The challenges facing General Dwight Eisenhower before the Invasion of Normandy were not merely military but political as well. He knew that to liberate France, and to hold it, the Allies needed local help, which would necessitate coordinating with the highly independent French resistance groups known collectively as the maquis. The Allies' objective was to push the Germans out of France. The French objective, on the other hand, was a France free of all foreign armies, including the Allies. President Roosevelt refused to give full support to Charles de Gaulle, whom he mistrusted, and declined to supply the timing, location, and other key details of Operation Overlord to his Free French government. Eisenhower's hands were tied. He needed to involve the French, but without simultaneously involving them in operational planning.

Into this atmosphere of tension and confusion jumped teams consisting of three officers each -- one from the British Special Operations Bureau, one from the U.S. Office of Strategic Services, one from the Free French Bureau Central de Renseignement -- as well as a radioman from any one of the three nations. Known as the Jedburghs, their primary purpose was to serve as liaisons to the maquis, working to arm, train, and equip them. They were to incite guerilla warfare.

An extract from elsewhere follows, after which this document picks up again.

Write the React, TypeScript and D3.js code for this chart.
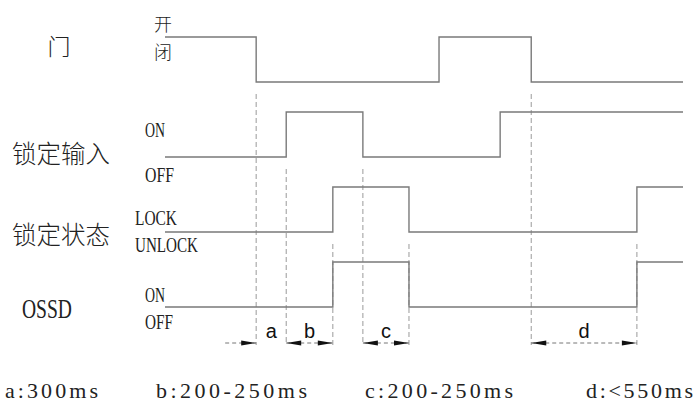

Benjamin Jones' Eisenhower's Guerillas is the first book to show in detail how the Jedburghs -- whose heroism and exploits have been widely celebrated -- and the maquis worked together. Underscoring the critical and often overlooked role that irregular warfare played in Allied operations on the Continent, it tells the story of the battle for and liberation of France and the complexities that threatened to undermine the operation before it even began.